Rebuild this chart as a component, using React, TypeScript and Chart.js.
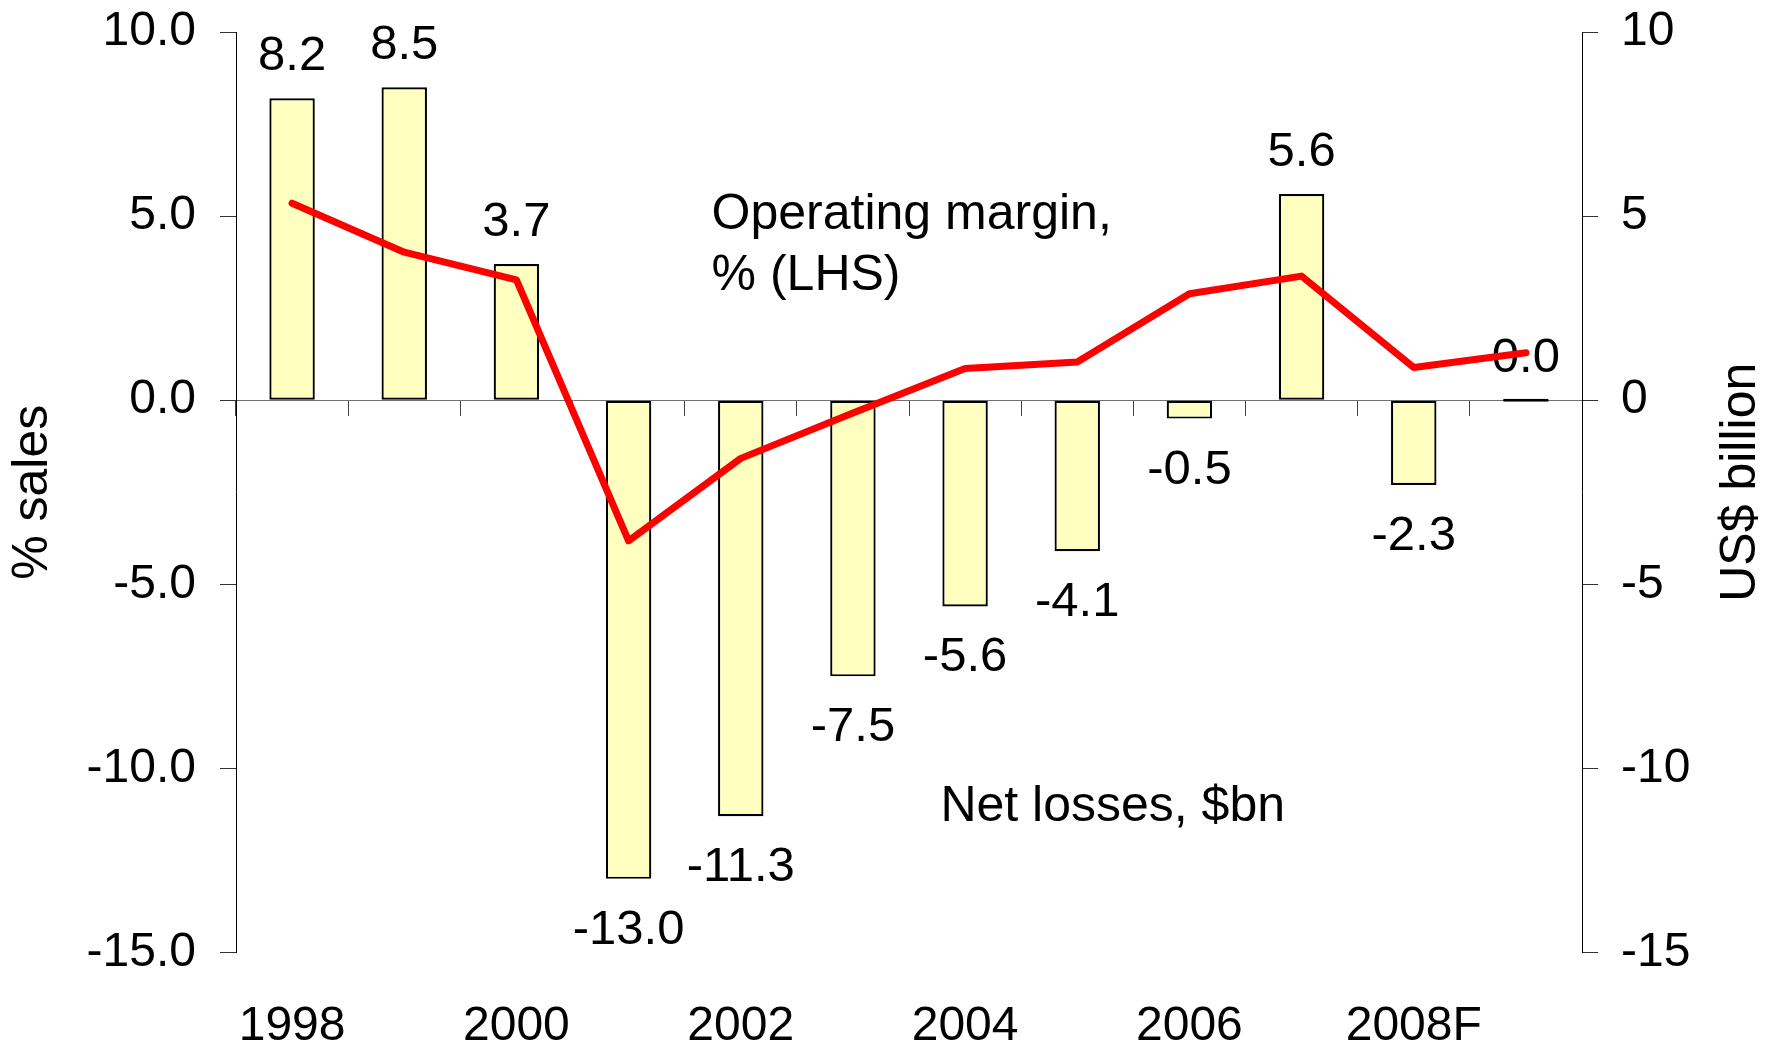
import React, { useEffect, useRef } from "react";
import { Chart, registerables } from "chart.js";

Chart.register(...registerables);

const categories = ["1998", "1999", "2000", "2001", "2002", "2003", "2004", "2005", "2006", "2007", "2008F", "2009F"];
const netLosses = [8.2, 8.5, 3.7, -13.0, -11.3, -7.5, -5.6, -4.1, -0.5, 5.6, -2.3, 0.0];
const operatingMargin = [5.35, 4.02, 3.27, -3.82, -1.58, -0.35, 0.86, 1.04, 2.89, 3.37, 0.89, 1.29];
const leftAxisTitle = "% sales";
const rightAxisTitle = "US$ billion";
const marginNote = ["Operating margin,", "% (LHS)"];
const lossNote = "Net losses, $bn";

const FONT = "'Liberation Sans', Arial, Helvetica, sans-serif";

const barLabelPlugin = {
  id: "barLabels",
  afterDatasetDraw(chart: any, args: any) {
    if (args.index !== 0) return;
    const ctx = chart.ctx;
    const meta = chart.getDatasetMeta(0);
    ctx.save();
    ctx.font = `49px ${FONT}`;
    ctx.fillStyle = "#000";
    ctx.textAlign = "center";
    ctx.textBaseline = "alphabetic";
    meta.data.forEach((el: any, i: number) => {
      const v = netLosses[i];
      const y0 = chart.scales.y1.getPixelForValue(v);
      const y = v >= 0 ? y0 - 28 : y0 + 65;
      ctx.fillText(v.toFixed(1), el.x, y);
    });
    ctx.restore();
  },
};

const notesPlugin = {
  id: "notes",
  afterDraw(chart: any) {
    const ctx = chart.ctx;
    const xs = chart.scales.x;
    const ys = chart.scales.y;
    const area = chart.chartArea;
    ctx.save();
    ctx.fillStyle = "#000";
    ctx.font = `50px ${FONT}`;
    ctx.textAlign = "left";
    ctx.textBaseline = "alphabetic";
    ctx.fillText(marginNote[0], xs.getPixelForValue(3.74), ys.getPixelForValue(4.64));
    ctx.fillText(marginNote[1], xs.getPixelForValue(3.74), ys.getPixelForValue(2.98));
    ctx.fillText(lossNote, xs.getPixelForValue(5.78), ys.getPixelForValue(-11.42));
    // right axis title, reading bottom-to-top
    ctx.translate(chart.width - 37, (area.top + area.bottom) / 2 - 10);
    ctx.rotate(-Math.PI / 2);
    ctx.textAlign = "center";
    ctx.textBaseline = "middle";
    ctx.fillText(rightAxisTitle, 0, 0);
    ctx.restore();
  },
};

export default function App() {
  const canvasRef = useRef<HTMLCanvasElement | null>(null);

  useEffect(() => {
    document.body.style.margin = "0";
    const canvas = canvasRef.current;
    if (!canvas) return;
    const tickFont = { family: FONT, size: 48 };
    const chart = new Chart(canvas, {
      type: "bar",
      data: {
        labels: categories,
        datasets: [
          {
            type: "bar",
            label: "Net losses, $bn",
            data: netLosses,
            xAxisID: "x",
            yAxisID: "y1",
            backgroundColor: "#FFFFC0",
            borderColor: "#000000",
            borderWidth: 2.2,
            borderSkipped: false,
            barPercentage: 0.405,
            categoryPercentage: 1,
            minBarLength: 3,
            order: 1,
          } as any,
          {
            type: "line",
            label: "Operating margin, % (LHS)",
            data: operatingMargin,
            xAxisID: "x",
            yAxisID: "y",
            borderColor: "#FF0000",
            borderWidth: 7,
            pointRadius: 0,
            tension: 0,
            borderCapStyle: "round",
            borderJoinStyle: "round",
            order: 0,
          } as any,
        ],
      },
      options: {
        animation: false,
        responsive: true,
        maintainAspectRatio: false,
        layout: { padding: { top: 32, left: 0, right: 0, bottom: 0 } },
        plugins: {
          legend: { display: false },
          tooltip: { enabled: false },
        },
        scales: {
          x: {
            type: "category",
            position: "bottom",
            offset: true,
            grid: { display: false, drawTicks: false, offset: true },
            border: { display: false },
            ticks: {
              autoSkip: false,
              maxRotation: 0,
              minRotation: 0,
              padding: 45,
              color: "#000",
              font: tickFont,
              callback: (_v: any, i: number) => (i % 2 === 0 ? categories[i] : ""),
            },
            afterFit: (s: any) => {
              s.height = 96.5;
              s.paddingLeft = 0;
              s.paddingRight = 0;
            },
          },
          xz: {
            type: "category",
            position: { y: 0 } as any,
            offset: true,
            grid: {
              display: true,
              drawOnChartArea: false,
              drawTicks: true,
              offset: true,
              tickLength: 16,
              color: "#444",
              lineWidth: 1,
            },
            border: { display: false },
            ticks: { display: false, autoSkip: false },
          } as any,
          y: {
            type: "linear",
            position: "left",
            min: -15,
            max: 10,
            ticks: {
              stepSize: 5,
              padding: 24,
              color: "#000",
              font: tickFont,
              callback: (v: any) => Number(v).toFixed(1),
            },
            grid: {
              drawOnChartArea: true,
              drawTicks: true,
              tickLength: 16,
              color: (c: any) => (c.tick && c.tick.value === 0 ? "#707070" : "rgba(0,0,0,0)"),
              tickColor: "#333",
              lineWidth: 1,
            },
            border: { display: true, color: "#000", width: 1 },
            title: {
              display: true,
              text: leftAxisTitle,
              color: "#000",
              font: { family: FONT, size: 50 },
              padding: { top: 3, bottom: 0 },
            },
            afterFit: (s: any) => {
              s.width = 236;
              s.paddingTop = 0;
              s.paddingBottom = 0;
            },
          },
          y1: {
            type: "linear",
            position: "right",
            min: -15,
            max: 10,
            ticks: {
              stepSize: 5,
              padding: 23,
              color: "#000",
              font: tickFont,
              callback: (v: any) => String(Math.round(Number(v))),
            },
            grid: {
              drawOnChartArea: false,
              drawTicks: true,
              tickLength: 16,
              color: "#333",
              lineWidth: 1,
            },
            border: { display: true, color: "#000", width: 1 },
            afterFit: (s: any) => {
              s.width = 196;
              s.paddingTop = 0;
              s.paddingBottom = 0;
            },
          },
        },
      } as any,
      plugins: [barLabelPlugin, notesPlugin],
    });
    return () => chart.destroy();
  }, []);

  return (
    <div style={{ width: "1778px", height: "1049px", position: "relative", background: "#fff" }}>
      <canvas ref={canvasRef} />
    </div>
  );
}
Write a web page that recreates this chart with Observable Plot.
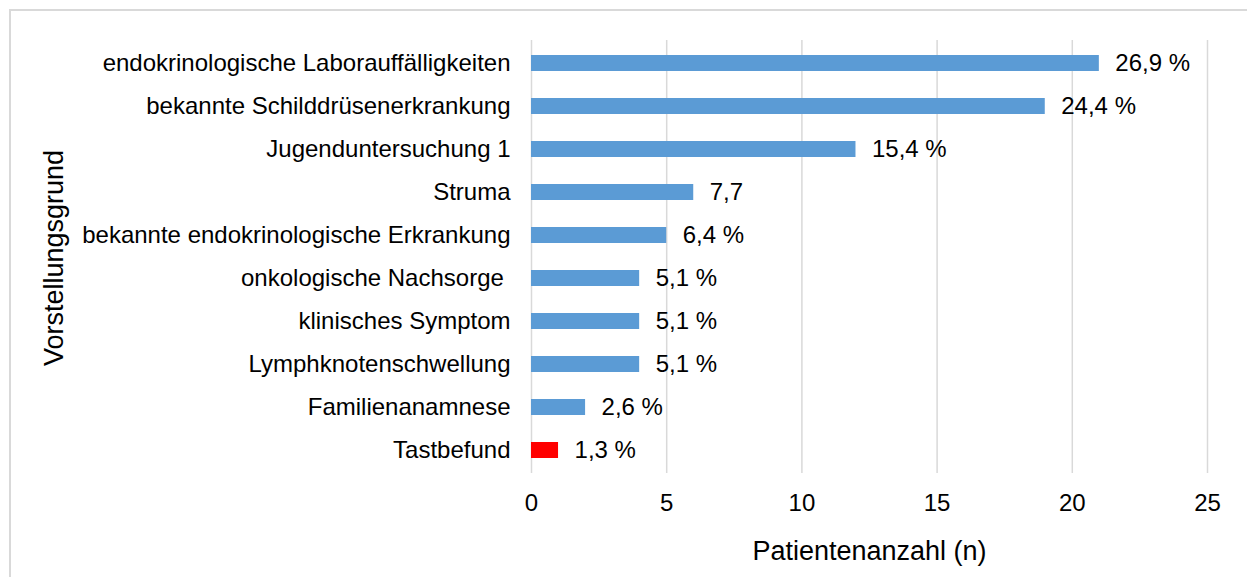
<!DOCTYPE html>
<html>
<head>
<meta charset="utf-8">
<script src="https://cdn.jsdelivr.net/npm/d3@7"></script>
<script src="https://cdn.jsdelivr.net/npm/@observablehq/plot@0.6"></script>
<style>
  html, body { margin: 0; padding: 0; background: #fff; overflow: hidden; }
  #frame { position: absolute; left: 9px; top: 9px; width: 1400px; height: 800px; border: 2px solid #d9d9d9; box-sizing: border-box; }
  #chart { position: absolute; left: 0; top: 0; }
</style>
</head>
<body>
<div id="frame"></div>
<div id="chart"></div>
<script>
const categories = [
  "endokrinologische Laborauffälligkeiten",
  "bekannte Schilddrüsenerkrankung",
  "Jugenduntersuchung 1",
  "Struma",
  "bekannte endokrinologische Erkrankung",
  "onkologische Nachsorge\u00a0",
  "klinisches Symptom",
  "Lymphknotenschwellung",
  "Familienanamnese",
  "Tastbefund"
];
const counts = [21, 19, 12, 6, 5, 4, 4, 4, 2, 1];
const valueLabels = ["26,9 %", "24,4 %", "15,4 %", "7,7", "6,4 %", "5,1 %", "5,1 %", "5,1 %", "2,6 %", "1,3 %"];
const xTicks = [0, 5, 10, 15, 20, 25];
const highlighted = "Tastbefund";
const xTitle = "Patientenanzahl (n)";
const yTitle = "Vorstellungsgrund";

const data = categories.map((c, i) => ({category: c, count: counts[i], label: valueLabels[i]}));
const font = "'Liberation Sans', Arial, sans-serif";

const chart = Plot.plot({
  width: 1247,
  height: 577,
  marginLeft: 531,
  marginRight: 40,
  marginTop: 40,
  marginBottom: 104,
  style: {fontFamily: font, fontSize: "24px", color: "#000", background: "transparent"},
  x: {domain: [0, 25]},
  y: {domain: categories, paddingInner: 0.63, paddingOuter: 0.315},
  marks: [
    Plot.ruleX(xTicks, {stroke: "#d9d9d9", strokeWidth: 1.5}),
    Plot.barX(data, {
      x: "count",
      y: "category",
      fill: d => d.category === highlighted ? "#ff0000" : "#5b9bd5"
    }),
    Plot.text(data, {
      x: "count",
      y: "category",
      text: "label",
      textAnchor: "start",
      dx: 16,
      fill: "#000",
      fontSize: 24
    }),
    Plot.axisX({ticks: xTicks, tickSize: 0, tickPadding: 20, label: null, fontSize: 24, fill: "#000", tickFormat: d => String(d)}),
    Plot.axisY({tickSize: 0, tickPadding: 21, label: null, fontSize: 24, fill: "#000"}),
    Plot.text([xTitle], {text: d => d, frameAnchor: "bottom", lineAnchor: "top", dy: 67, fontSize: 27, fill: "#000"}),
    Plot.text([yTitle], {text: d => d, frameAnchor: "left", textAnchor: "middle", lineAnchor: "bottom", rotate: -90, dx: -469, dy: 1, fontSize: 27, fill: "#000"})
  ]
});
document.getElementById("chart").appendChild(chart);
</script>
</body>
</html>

::::::

- _YOUR TASK_
Please extract exactly the lines of the data, from the first through the line containing "Chart.register(...registerables);", and add no pictures to the copy.

- _RESULT FOR THIS EXERCISE_
Rebuild this chart as a component, using React, TypeScript and Chart.js.
import React, { useEffect, useRef } from "react";
import { Chart, registerables } from "chart.js";

Chart.register(...registerables);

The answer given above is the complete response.